Figure scripts
+--
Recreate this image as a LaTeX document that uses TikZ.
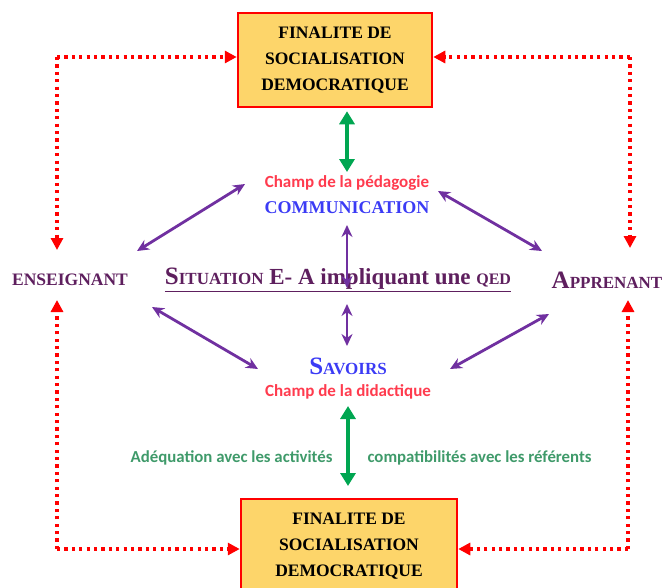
\documentclass[tikz,border=0pt]{standalone}
\usepackage{fontspec}
\setmainfont{Liberation Serif}
\newfontfamily\calib{Carlito}
\usetikzlibrary{arrows.meta}

\definecolor{boxfill}{HTML}{FDD56A}
\definecolor{dotred}{HTML}{FF0000}
\definecolor{linkgreen}{HTML}{00A651}
\definecolor{linkpurple}{HTML}{7030A0}
\definecolor{txtblue}{HTML}{3B3BF5}
\definecolor{txtpink}{HTML}{FF3B4E}
\definecolor{txtgreen}{HTML}{3F9A6A}
\definecolor{txtplum}{HTML}{5E1F5E}

\newcommand{\fakesc}[2]{{\fontsize{25}{27}\selectfont #1}{\fontsize{17}{19}\selectfont #2}}

\begin{document}
\begin{tikzpicture}[x=1pt,y=-1pt,
    finbox/.style={draw=dotred,line width=2.5pt,fill=boxfill,minimum width=194pt,
      minimum height=94pt,align=center,font=\fontsize{17.5}{26}\selectfont\bfseries,inner sep=0pt},
    redlink/.style={dotred,line width=3.2pt,dash pattern=on 3.2pt off 4.2pt,
      -{Triangle[length=12pt,width=12pt]}},
    greenlink/.style={linkgreen,line width=4.5pt,
      {Triangle[length=13pt,width=15pt]}-{Triangle[length=13pt,width=15pt]}},
    purplelink/.style={linkpurple,line width=2.8pt,
      {Stealth[length=12pt,width=11pt]}-{Stealth[length=12pt,width=11pt]}},
    pinklabel/.style={txtpink,font=\calib\bfseries\fontsize{17}{19}\selectfont},
    greenlabel/.style={txtgreen,font=\calib\bfseries\fontsize{16.8}{19}\selectfont},
    sidelabel/.style={txtplum,font=\bfseries}]
  \useasboundingbox (0,0) rectangle (663,587);

  % the two finality boxes
  \node[finbox] (fintop) at (335,60) {FINALITE DE\\SOCIALISATION\\DEMOCRATIQUE};
  \node[finbox,minimum width=216pt] (finbot) at (349,546) {FINALITE DE\\SOCIALISATION\\DEMOCRATIQUE};

  % centre texts
  \node[pinklabel] (peda) at (347,183) {Champ de la pédagogie};
  \node[txtblue,font=\bfseries\fontsize{18}{20}\selectfont] (comm) at (347,208) {COMMUNICATION};
  \node[txtplum,font=\bfseries] (situ) at (338,280)
    {\underline{\fakesc{S}{ITUATION}\fontsize{23}{26}\selectfont{} E- A impliquant une {\fontsize{16}{18}\selectfont QED}}};
  \node[txtblue,font=\bfseries] (savoirs) at (348,366) {\fakesc{S}{AVOIRS}};
  \node[pinklabel] (dida) at (348,392) {Champ de la didactique};
  \node[greenlabel,anchor=east] (adeq) at (336,458) {Adéquation avec les activités};
  \node[greenlabel,anchor=west] (compat) at (364,458) {compatibilités avec les référents};

  % the two actors
  \node[sidelabel,font=\bfseries\fontsize{17.5}{19}\selectfont] (ens) at (70,280) {ENSEIGNANT};
  \node[sidelabel] (app) at (607,280) {\fakesc{A}{PPRENANT}};

  \coordinate (ctl) at (57,57);
  \coordinate (ctr) at (630,57);
  \coordinate (cbl) at (57,549);
  \coordinate (cbr) at (628,549);

  % red dotted links
  \draw[redlink] (ctl) -- (fintop.west |- ctl);
  \draw[redlink] (ctl) -- (57,250);
  \draw[redlink] (ctr) -- (fintop.east |- ctr);
  \draw[redlink] (ctr) -- (630,248);
  \draw[redlink] (cbl) -- (57,300);
  \draw[redlink] (cbl) -- (finbot.west |- cbl);
  \draw[redlink] (cbr) -- (628,300);
  \draw[redlink] (cbr) -- (finbot.east |- cbr);

  % green links
  \draw[greenlink] (fintop.south -| peda) ++(0,3) -- (347,172);
  \draw[greenlink] (348,406) -- (348,486);

  % purple links
  \draw[purplelink] (245,184) -- (137,251);
  \draw[purplelink] (438,191) -- (542,251);
  \draw[purplelink] (347,225) -- (347,288);
  \draw[purplelink] (152,307) -- (258,369);
  \draw[purplelink] (347,304) -- (347,346);
  \draw[purplelink] (549,314) -- (450,369);
\end{tikzpicture}
\end{document}
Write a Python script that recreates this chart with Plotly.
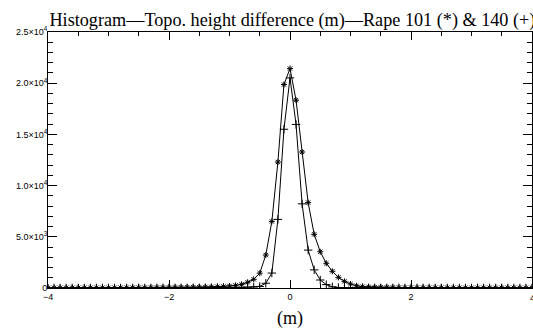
import plotly.graph_objects as go

x_bins = [-4.0, -3.9, -3.8, -3.7, -3.6, -3.5, -3.4, -3.3, -3.2, -3.1,
          -3.0, -2.9, -2.8, -2.7, -2.6, -2.5, -2.4, -2.3, -2.2, -2.1,
          -2.0, -1.9, -1.8, -1.7, -1.6, -1.5, -1.4, -1.3, -1.2, -1.1,
          -1.0, -0.9, -0.8, -0.7, -0.6, -0.5, -0.4, -0.3, -0.2, -0.1,
          0.0,
          0.1, 0.2, 0.3, 0.4, 0.5, 0.6, 0.7, 0.8, 0.9, 1.0,
          1.1, 1.2, 1.3, 1.4, 1.5, 1.6, 1.7, 1.8, 1.9, 2.0,
          2.1, 2.2, 2.3, 2.4, 2.5, 2.6, 2.7, 2.8, 2.9, 3.0,
          3.1, 3.2, 3.3, 3.4, 3.5, 3.6, 3.7, 3.8, 3.9, 4.0]

rape101 = [20, 20, 22, 22, 24, 25, 26, 28, 30, 30,
           32, 34, 35, 38, 40, 42, 45, 48, 52, 55,
           60, 64, 68, 74, 80, 88, 98, 110, 125, 150,
           200, 260, 360, 560, 850, 1450, 3220, 6500, 12300, 19870,
           21430,
           18340, 13280, 8340, 5240, 3540, 2410, 1630, 1040, 650, 390,
           220, 130, 105, 88, 76, 66, 60, 55, 50, 46,
           42, 40, 38, 36, 34, 32, 30, 29, 28, 27,
           26, 25, 24, 23, 22, 21, 20, 20, 19, 18]

rape140 = [5, 5, 5, 5, 5, 6, 6, 6, 7, 7,
           7, 8, 8, 9, 9, 10, 10, 11, 12, 13,
           14, 15, 16, 18, 20, 22, 25, 28, 32, 38,
           45, 55, 65, 80, 100, 150, 460, 1460, 6700, 15500,
           20520,
           15970, 8220, 3700, 1770, 780, 330, 110, 50, 35, 28,
           24, 21, 19, 17, 15, 14, 13, 12, 11, 10,
           10, 9, 9, 8, 8, 8, 7, 7, 7, 6,
           6, 6, 6, 5, 5, 5, 5, 5, 5, 5]

y_tickvals = [0, 5000, 10000, 15000, 20000, 25000]
y_ticktext = ["0", "5.0×10<sup>3</sup>", "1.0×10<sup>4</sup>",
              "1.5×10<sup>4</sup>", "2.0×10<sup>4</sup>", "2.5×10<sup>4</sup>"]
x_tickvals = [-4, -2, 0, 2]
x_ticktext = ["−4", "−2", "0", "2"]
x_last_tick = 4
x_last_label = "4"

title_text = "Histogram—Topo. height difference (m)—Rape 101 (*) & 140 (+)"
xaxis_title = "(m)"

fig = go.Figure()
fig.add_trace(go.Scatter(
    x=x_bins, y=rape101, mode="lines+markers",
    line=dict(color="black", width=1),
    marker=dict(symbol="asterisk-open", size=5, color="black",
                line=dict(color="black", width=1)),
    showlegend=False))
fig.add_trace(go.Scatter(
    x=x_bins, y=rape140, mode="lines+markers",
    line=dict(color="black", width=1),
    marker=dict(symbol="cross-thin-open", size=6, color="black",
                line=dict(color="black", width=1)),
    showlegend=False))

tickfont = dict(family="Liberation Sans, Arial, sans-serif", size=9, color="black")

fig.add_annotation(x=x_last_tick, y=0, xref="x", yref="y",
                   text=x_last_label, showarrow=False,
                   xanchor="center", yanchor="top", yshift=-3,
                   font=tickfont)

fig.update_layout(
    width=533, height=329,
    margin=dict(l=48, r=1, t=32, b=41),
    paper_bgcolor="white", plot_bgcolor="white",
    title=dict(text=title_text, x=0.505, xanchor="center", xref="paper",
               y=1 - 26 / 329, yref="container", yanchor="bottom",
               font=dict(family="Liberation Serif, Times New Roman, serif",
                         size=18.2, color="black")),
    xaxis=dict(range=[-4, 4], showgrid=False, zeroline=False,
               showline=True, linecolor="black", linewidth=1, mirror="allticks",
               ticks="inside", ticklen=8, tickcolor="black", tickwidth=1,
               tickvals=x_tickvals + [x_last_tick], ticktext=x_ticktext + [""],
               tickfont=tickfont,
               minor=dict(dtick=0.5, tick0=0, ticks="inside", ticklen=4,
                          tickcolor="black", showgrid=False),
               title=dict(text=xaxis_title, standoff=10,
                          font=dict(family="Liberation Serif, Times New Roman, serif",
                                    size=18, color="black"))),
    yaxis=dict(range=[0, 25000], showgrid=False, zeroline=False,
               showline=True, linecolor="black", linewidth=1, mirror="allticks",
               ticks="inside", ticklen=9, tickcolor="black", tickwidth=1,
               tickvals=y_tickvals, ticktext=y_ticktext, tickfont=tickfont,
               ticklabelstandoff=-2,
               minor=dict(dtick=1000, tick0=0, ticks="inside", ticklen=5,
                          tickcolor="black", showgrid=False)),
)

fig.write_html("out.html")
+--
▸ **Goal**
Pictures do not belong in the copy. Reproduce exactly the lines from the one with "Write a Python" to the one with "import plotly.graph_objects as go", both lines included.

▸ **Answer to the task**
Write a Python script that recreates this chart with Plotly.
import plotly.graph_objects as go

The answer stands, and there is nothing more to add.